Now, take those types of concerns and add in Nolan's requests for MaMa, Mom, Mommy... He's been crying at bedtime, summoning me when I walk out of rooms, and the like. It's hard to prevent the tears as I write this. I know he is in good hands, but there is no denying its impact on him. Side Note: I tell myself it is temporary, there will be no lasting affects. It almost makes me laugh, too! It is probably quite silly to even stress over it.
Evan has been wild each night. He said to me tonight (during my earlier breakdown), "maybe you should take a break tomorrow". Wow is he right, I should, but I can't. So, we'll keep pushing through.

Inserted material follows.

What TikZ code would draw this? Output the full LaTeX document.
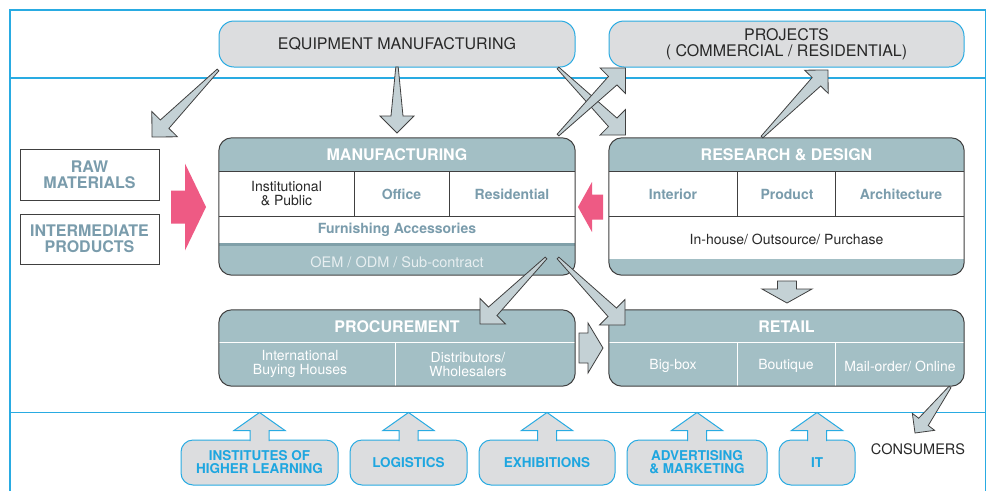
\documentclass[tikz,border=0pt]{standalone}
\usepackage{fontspec}
\setmainfont{TeX Gyre Heros}
\usetikzlibrary{calc}
\definecolor{cyanline}{RGB}{41,171,226}
\definecolor{lgray}{RGB}{220,221,223}
\definecolor{tealfill}{RGB}{163,191,197}
\definecolor{tealdark}{RGB}{128,160,169}
\definecolor{arrgray}{RGB}{196,209,213}
\definecolor{bgtext}{RGB}{122,156,172}
\definecolor{pinkarr}{RGB}{238,90,132}
\definecolor{dkline}{RGB}{64,64,64}
\definecolor{oemtext}{RGB}{232,239,241}
\definecolor{cyantext}{RGB}{30,166,224}
\definecolor{txtdark}{RGB}{40,40,40}
\newcommand\fs[2]{\fontsize{#1}{#2}\selectfont}
% style, tail, tip, tail half, neck half, head half, head length
\newcommand\arrowpoly[7]{%
  \path (#3) coordinate (apTip) (#2) coordinate (apTail);
  \path ($(apTip)!#7!(apTail)$) coordinate (apNeck);
  \draw[#1] ($(apTail)!#4!90:(apTip)$) -- ($(apNeck)!#5!90:(apTip)$) -- ($(apNeck)!#6!90:(apTip)$) -- (apTip) -- ($(apNeck)!#6!-90:(apTip)$) -- ($(apNeck)!#5!-90:(apTip)$) -- ($(apTail)!#4!-90:(apTip)$) -- cycle;
}
\newcommand\taper[3][18pt]{\arrowpoly{taperarrow}{#2}{#3}{1.2pt}{6pt}{#1}{#1}}
\newcommand\uparr[1]{%
  \filldraw[uparrow] ($(#1.north)+(-9.5,1.5)$) -- ($(#1.north)+(-9.5,-9)$) -- ($(#1.north)+(-25.5,-9)$) -- ($(#1.north)+(0,-27)$) -- ($(#1.north)+(25.5,-9)$) -- ($(#1.north)+(9.5,-9)$) -- ($(#1.north)+(9.5,1.5)$);
}
\begin{document}
\begin{tikzpicture}[x=1pt,y=-1pt,
  frameline/.style={draw=cyanline, line width=1.1pt},
  topbox/.style={rectangle, rounded corners=15pt, fill=lgray, draw=cyanline, line width=1pt, inner sep=0pt, text=txtdark, font=\fs{16}{16.5}, align=center},
  sqbox/.style={rectangle, draw=dkline, line width=0.9pt, inner sep=0pt, text=bgtext, font=\fs{16}{16}\bfseries, align=center},
  holder/.style={rectangle, inner sep=0pt, draw=none},
  mainborder/.style={draw=dkline, line width=1pt, rounded corners=13pt},
  hdr/.style={text=white, font=\fs{16}{16}\bfseries},
  cellbg/.style={text=bgtext, font=\fs{14}{14}\bfseries, align=center},
  celldk/.style={text=txtdark, font=\fs{14}{14}, align=center},
  cellw/.style={text=white, font=\fs{14}{14}, align=center},
  botbox/.style={rectangle, rounded corners=12pt, fill=lgray, draw=cyanline, line width=1pt, inner sep=0pt, text=cyantext, font=\fs{13.5}{13}\bfseries, align=center},
  uparrow/.style={fill=lgray, draw=cyanline, line width=1pt},
  taperarrow/.style={fill=arrgray, draw=dkline, line width=0.8pt, line join=miter},
  pinkstyle/.style={fill=pinkarr, draw=none},
  grayblock/.style={fill=arrgray, draw=dkline, line width=0.8pt}
]
\useasboundingbox (0,0) rectangle (989,491);
\fill[white] (0,0) rectangle (989,491);
% frame
\draw[frameline] (10,491) -- (10,10) -- (985.5,10) -- (985.5,491);
\draw[frameline] (10,78) -- (985.5,78);
\draw[frameline] (10,412.5) -- (985.5,412.5);

% top boxes
\node[topbox, minimum width=356pt, minimum height=46pt] (equip) at (397,44) {EQUIPMENT MANUFACTURING};
\node[topbox, minimum width=355pt, minimum height=46pt] (proj) at (786.5,44) {PROJECTS\\( COMMERCIAL / RESIDENTIAL)};

% raw / intermediate
\node[sqbox, minimum width=139pt, minimum height=51pt] (raw) at (89.5,174.5) {RAW\\MATERIALS};
\node[sqbox, minimum width=139pt, minimum height=50pt] (inter) at (89.5,239) {INTERMEDIATE\\PRODUCTS};

% manufacturing
\node[holder, minimum width=356pt, minimum height=137pt] (mfg) at (397,206.5) {};
\begin{scope}
  \clip[rounded corners=13pt] (mfg.north west) rectangle (mfg.south east);
  \fill[white] (mfg.north west) rectangle (mfg.south east);
  \fill[tealfill] (mfg.north west) rectangle (575,171);
  \fill[tealfill] (219,244) rectangle (mfg.south east);
\end{scope}
\draw[dkline, line width=0.8pt] (219,171) -- (575,171) (219,216) -- (575,216) (354,171) -- (354,216) (449,171) -- (449,216);
\draw[tealdark, line width=2.5pt] (219,244.5) -- (575,244.5);
\draw[mainborder] (mfg.north west) rectangle (mfg.south east);
\node[hdr] (mfgH) at (397,155) {MANUFACTURING};
\node[celldk] (mfgA) at (286.5,194) {Institutional\\\& Public};
\node[cellbg] (mfgB) at (401.5,194) {Office};
\node[cellbg] (mfgC) at (512,194) {Residential};
\node[cellbg] (mfgD) at (397,230) {Furnishing Accessories};
\node[text=oemtext, font=\fs{14.5}{14.5}] (mfgE) at (397,262) {OEM / ODM / Sub-contract};

% research & design
\node[holder, minimum width=355pt, minimum height=137pt] (rd) at (786.5,206.5) {};
\begin{scope}
  \clip[rounded corners=13pt] (rd.north west) rectangle (rd.south east);
  \fill[white] (rd.north west) rectangle (rd.south east);
  \fill[tealfill] (rd.north west) rectangle (964,171);
  \fill[tealfill] (609,259) rectangle (rd.south east);
\end{scope}
\draw[dkline, line width=0.8pt] (609,171) -- (964,171) (609,216) -- (964,216) (737,171) -- (737,216) (835,171) -- (835,216);
\draw[mainborder] (rd.north west) rectangle (rd.south east);
\node[hdr] (rdH) at (786.5,155) {RESEARCH \& DESIGN};
\node[cellbg] (rdA) at (673,194) {Interior};
\node[cellbg] (rdB) at (787,194) {Product};
\node[cellbg] (rdC) at (901,194) {Architecture};
\node[celldk] (rdD) at (786.5,239) {In-house/ Outsource/ Purchase};

% procurement
\node[holder, minimum width=356pt, minimum height=76pt] (proc) at (397,348) {};
\fill[tealfill, rounded corners=13pt] (proc.north west) rectangle (proc.south east);
\draw[white, line width=1pt] (219,342) -- (575,342) (395,342) -- (395,386);
\draw[mainborder] (proc.north west) rectangle (proc.south east);
\node[hdr] (procH) at (397,327) {PROCUREMENT};
\node[cellw] (procA) at (300,364) {International\\Buying Houses};
\node[cellw] (procB) at (468,364) {Distributors/\\Wholesalers};

% retail
\node[holder, minimum width=355pt, minimum height=76pt] (ret) at (786.5,348) {};
\fill[tealfill, rounded corners=13pt] (ret.north west) rectangle (ret.south east);
\draw[white, line width=1pt] (609,342) -- (964,342) (737,342) -- (737,386) (835,342) -- (835,386);
\draw[mainborder] (ret.north west) rectangle (ret.south east);
\node[hdr] (retH) at (786.5,327) {RETAIL};
\node[cellw] (retA) at (673,366) {Big-box};
\node[cellw] (retB) at (786,366) {Boutique};
\node[cellw] (retC) at (900,366) {Mail-order/ Online};

% bottom boxes
\node[botbox, minimum width=157pt, minimum height=45pt] (inst) at (259.5,462.5) {INSTITUTES OF\\HIGHER LEARNING};
\node[botbox, minimum width=117pt, minimum height=45pt] (logi) at (408.5,462.5) {LOGISTICS};
\node[botbox, minimum width=136pt, minimum height=45pt] (exhi) at (547,462.5) {EXHIBITIONS};
\node[botbox, minimum width=140pt, minimum height=45pt] (adv) at (697,462.5) {ADVERTISING\\\& MARKETING};
\node[botbox, minimum width=76pt, minimum height=45pt] (it) at (817,462.5) {IT};
\uparr{inst}
\uparr{logi}
\uparr{exhi}
\uparr{adv}
\uparr{it}

\node[text=txtdark, font=\fs{14.5}{14.5}] (cons) at (918,449) {CONSUMERS};

% block arrows
\coordinate (pkA) at (171,207); \coordinate (pkB) at (206,207);
\arrowpoly{pinkstyle}{pkA}{pkB}{16.5pt}{16.5pt}{43.5pt}{21pt}
\coordinate (pkC) at (603,207); \coordinate (pkD) at (578,207);
\arrowpoly{pinkstyle}{pkC}{pkD}{12.5pt}{12.5pt}{25pt}{14pt}
\coordinate (grA) at (579,348); \coordinate (grB) at (603,348);
\arrowpoly{grayblock}{grA}{grB}{15pt}{15pt}{25pt}{15pt}
\coordinate (grC) at (787,281); \coordinate (grD) at (787,303);
\arrowpoly{grayblock}{grC}{grD}{9.5pt}{9.5pt}{25pt}{14pt}

% tapered arrows
\coordinate (t1a) at (218,70);  \coordinate (t1b) at (152,137);
\coordinate (t2a) at (397,67);  \coordinate (t2b) at (397,133);
\coordinate (t3a) at (558,68);  \coordinate (t3b) at (625.5,135);
\coordinate (t4a) at (558,135); \coordinate (t4b) at (625.5,68);
\coordinate (t5a) at (762,137); \coordinate (t5b) at (828,70);
\coordinate (t6a) at (546,258); \coordinate (t6b) at (480,324);
\coordinate (t7a) at (558,258); \coordinate (t7b) at (625,325);
\coordinate (t8a) at (950,387); \coordinate (t8b) at (915,433);
\taper{t1a}{t1b}
\taper[17pt]{t2a}{t2b}
\taper{t3a}{t3b}
\taper{t4a}{t4b}
\taper[16.5pt]{t5a}{t5b}
\taper{t6a}{t6b}
\taper{t7a}{t7b}
\taper[14pt]{t8a}{t8b}
\end{tikzpicture}
\end{document}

I took a bath a bit ago and read the second addition of Gifts (mentioned in the 2nd post). One of the stories really knocked me into place. A college aged woman with Ds was staying with another couple and would come home each night and say she had the best day of her life. After repeats of this claim, the hostess asked the woman if she truly felt that when one of the days was really not so well. She replied that indeed it was the best because she was living it. It was after I read that statement that I realized I do not need to worry about the bills that will come. I need to see today for what it is. Calvin is doing well and I was with my boys. Sure I have things to do but when Nolan was still crying for me, I decided to rock him to sleep, even though it took up a half hour of my time.
I found it quite ironic that once again I was watching Evan sleep (finally) and Nolan was asleep in my arms. My thoughts were different than the last time. Calvin is here and we have a lot to be thankful for. I will post an update tomorrow after I hear from the NICU and attending doctors.